What to do:
Each line should be copied exactly.

· · · · · · ·

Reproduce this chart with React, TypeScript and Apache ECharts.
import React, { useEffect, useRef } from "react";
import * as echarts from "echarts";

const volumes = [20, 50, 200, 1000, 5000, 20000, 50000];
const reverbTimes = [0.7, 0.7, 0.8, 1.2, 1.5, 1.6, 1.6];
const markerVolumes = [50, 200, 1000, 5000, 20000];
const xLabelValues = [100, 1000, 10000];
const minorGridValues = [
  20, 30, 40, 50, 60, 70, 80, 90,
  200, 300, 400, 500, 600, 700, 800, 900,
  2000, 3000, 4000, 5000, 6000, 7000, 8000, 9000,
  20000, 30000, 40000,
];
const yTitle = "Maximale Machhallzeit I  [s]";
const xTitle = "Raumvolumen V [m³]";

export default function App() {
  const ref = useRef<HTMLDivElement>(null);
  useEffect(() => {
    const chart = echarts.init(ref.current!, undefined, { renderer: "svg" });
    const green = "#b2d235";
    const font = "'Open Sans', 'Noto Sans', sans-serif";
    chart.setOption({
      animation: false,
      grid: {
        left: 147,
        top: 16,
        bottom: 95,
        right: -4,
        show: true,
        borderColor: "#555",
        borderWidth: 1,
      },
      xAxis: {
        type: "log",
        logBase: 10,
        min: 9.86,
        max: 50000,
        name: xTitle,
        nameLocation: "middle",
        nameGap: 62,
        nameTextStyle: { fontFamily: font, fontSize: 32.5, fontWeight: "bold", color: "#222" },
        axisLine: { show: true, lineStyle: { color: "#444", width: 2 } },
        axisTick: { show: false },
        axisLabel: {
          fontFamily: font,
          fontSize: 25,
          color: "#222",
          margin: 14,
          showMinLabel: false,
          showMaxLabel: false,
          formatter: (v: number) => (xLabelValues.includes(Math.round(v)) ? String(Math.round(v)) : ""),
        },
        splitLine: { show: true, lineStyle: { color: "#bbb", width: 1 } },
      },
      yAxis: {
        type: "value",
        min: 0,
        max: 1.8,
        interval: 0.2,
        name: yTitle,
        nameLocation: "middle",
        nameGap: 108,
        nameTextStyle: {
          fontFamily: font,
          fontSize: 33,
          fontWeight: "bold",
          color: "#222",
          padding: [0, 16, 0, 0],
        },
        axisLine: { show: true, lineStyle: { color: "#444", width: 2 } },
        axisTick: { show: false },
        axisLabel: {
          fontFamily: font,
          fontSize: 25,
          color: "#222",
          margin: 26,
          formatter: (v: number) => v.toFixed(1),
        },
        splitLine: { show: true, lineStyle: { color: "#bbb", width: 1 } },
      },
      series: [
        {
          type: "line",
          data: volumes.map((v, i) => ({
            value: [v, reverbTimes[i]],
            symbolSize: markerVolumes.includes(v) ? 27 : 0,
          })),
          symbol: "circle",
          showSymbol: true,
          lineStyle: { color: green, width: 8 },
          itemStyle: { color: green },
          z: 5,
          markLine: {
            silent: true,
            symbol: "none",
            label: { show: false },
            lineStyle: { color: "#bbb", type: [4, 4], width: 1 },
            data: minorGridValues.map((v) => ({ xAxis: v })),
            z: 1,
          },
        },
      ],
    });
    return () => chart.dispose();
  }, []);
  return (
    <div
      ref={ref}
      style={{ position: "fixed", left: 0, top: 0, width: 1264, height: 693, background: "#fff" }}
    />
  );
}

· · · · · · ·

Output of the task:
Reproduce this chart with React, TypeScript and Apache ECharts.
import React, { useEffect, useRef } from "react";
import * as echarts from "echarts";

const volumes = [20, 50, 200, 1000, 5000, 20000, 50000];
const reverbTimes = [0.7, 0.7, 0.8, 1.2, 1.5, 1.6, 1.6];
const markerVolumes = [50, 200, 1000, 5000, 20000];
const xLabelValues = [100, 1000, 10000];
const minorGridValues = [
  20, 30, 40, 50, 60, 70, 80, 90,
  200, 300, 400, 500, 600, 700, 800, 900,
  2000, 3000, 4000, 5000, 6000, 7000, 8000, 9000,
  20000, 30000, 40000,
];
const yTitle = "Maximale Machhallzeit I  [s]";
const xTitle = "Raumvolumen V [m³]";

export default function App() {
  const ref = useRef<HTMLDivElement>(null);
  useEffect(() => {
    const chart = echarts.init(ref.current!, undefined, { renderer: "svg" });
    const green = "#b2d235";
    const font = "'Open Sans', 'Noto Sans', sans-serif";
    chart.setOption({
      animation: false,
      grid: {
        left: 147,
        top: 16,
        bottom: 95,
        right: -4,
        show: true,
        borderColor: "#555",
        borderWidth: 1,
      },
      xAxis: {
        type: "log",
        logBase: 10,
        min: 9.86,
        max: 50000,
        name: xTitle,
        nameLocation: "middle",
        nameGap: 62,
        nameTextStyle: { fontFamily: font, fontSize: 32.5, fontWeight: "bold", color: "#222" },
        axisLine: { show: true, lineStyle: { color: "#444", width: 2 } },
        axisTick: { show: false },
        axisLabel: {
          fontFamily: font,
          fontSize: 25,
          color: "#222",
          margin: 14,
          showMinLabel: false,
          showMaxLabel: false,
          formatter: (v: number) => (xLabelValues.includes(Math.round(v)) ? String(Math.round(v)) : ""),
        },
        splitLine: { show: true, lineStyle: { color: "#bbb", width: 1 } },
      },
      yAxis: {
        type: "value",
        min: 0,
        max: 1.8,
        interval: 0.2,
        name: yTitle,
        nameLocation: "middle",
        nameGap: 108,
        nameTextStyle: {
          fontFamily: font,
          fontSize: 33,
          fontWeight: "bold",
          color: "#222",
          padding: [0, 16, 0, 0],
        },
        axisLine: { show: true, lineStyle: { color: "#444", width: 2 } },
        axisTick: { show: false },
        axisLabel: {
          fontFamily: font,
          fontSize: 25,
          color: "#222",
          margin: 26,
          formatter: (v: number) => v.toFixed(1),
        },
        splitLine: { show: true, lineStyle: { color: "#bbb", width: 1 } },
      },
      series: [
        {
          type: "line",
          data: volumes.map((v, i) => ({
            value: [v, reverbTimes[i]],
            symbolSize: markerVolumes.includes(v) ? 27 : 0,
          })),
          symbol: "circle",
          showSymbol: true,
          lineStyle: { color: green, width: 8 },
          itemStyle: { color: green },
          z: 5,
          markLine: {
            silent: true,
            symbol: "none",
            label: { show: false },
            lineStyle: { color: "#bbb", type: [4, 4], width: 1 },
            data: minorGridValues.map((v) => ({ xAxis: v })),
            z: 1,
          },
        },
      ],
    });
    return () => chart.dispose();
  }, []);
  return (
    <div
      ref={ref}
      style={{ position: "fixed", left: 0, top: 0, width: 1264, height: 693, background: "#fff" }}
    />
  );
}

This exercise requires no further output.